Sebagian pengalaman rohani yang paling indah justru saya dapatkan di China, seperti yang sudah saya saksikan pada sebagian dari Anda. Hal yang ingin saya sampaikan, khususnya bagi Anda yang akan pulang ke negara asal, adalah pengalaman rohani yang terindah adalah pada saat menghadapi kesukaran dan tekanan, bukan pada saat Anda menikmati kesenangan dan kelimpahan, atau ketika hidup terasa mudah. Saat di dalam tekanan justru merupakan saat tercurahnya berkat rohani yang paling besar.
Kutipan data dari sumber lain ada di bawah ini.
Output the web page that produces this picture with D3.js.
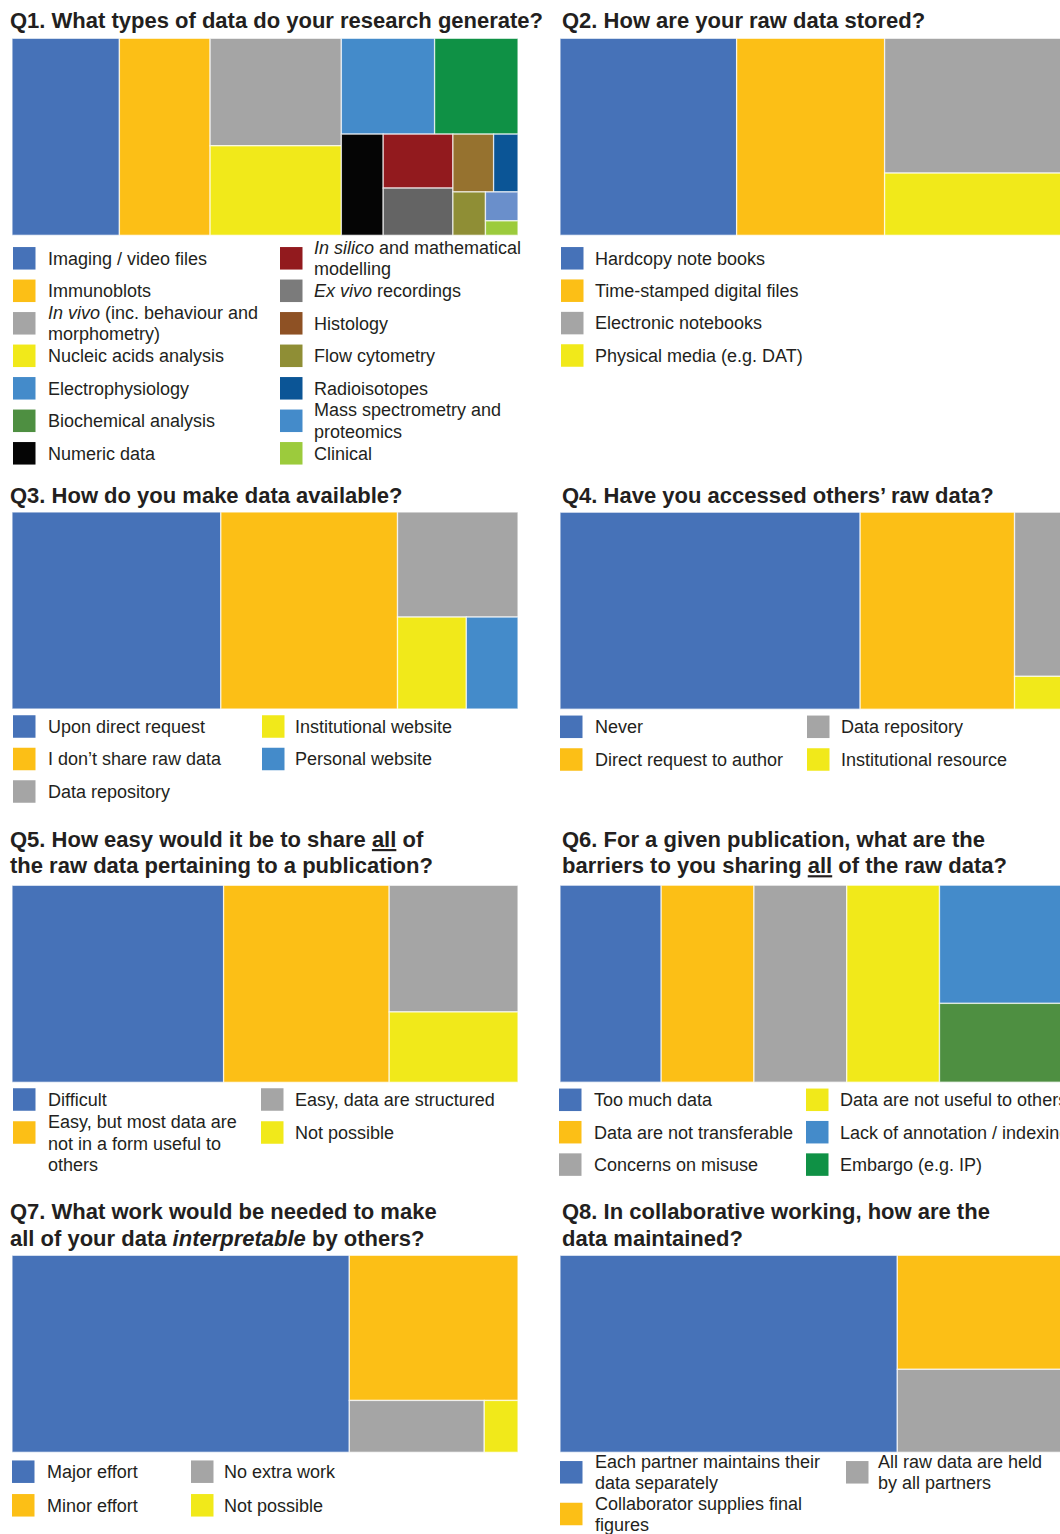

Itulah sebabnya, jangan lemah semangat dalam menghadapi kepulangan menuju tempat asal Anda. Tantangan dan persoalan yang akan hadir akan memberi kesempatan bagi Anda untuk melihat apakah Allah kita itu Allah yang hidup. Saya tegaskan dengan jujur kepada setiap orang, “Jika Allah bukan Allah yang hidup, lupakan saja Dia! Jangan sia-siakan waktu Anda dengan urusan agama.” Bukankah saya sudah sering kali mengatakan hal seperti ini? Jika Allah bukanlah Allah yang hidup, lupakan saja! Tamatkan hubungan Anda dengan Dia! Siapa yang perlu agama? Jika Anda menghendaki agama, itu urusan Anda. Saya tidak memberitakan agama; saya memberitakan Allah yang hidup! Saya percaya kepada-Nya! Saya mengikut Dia karena saya sudah mengalami Dia. Saya tahu bahwa Ia benar.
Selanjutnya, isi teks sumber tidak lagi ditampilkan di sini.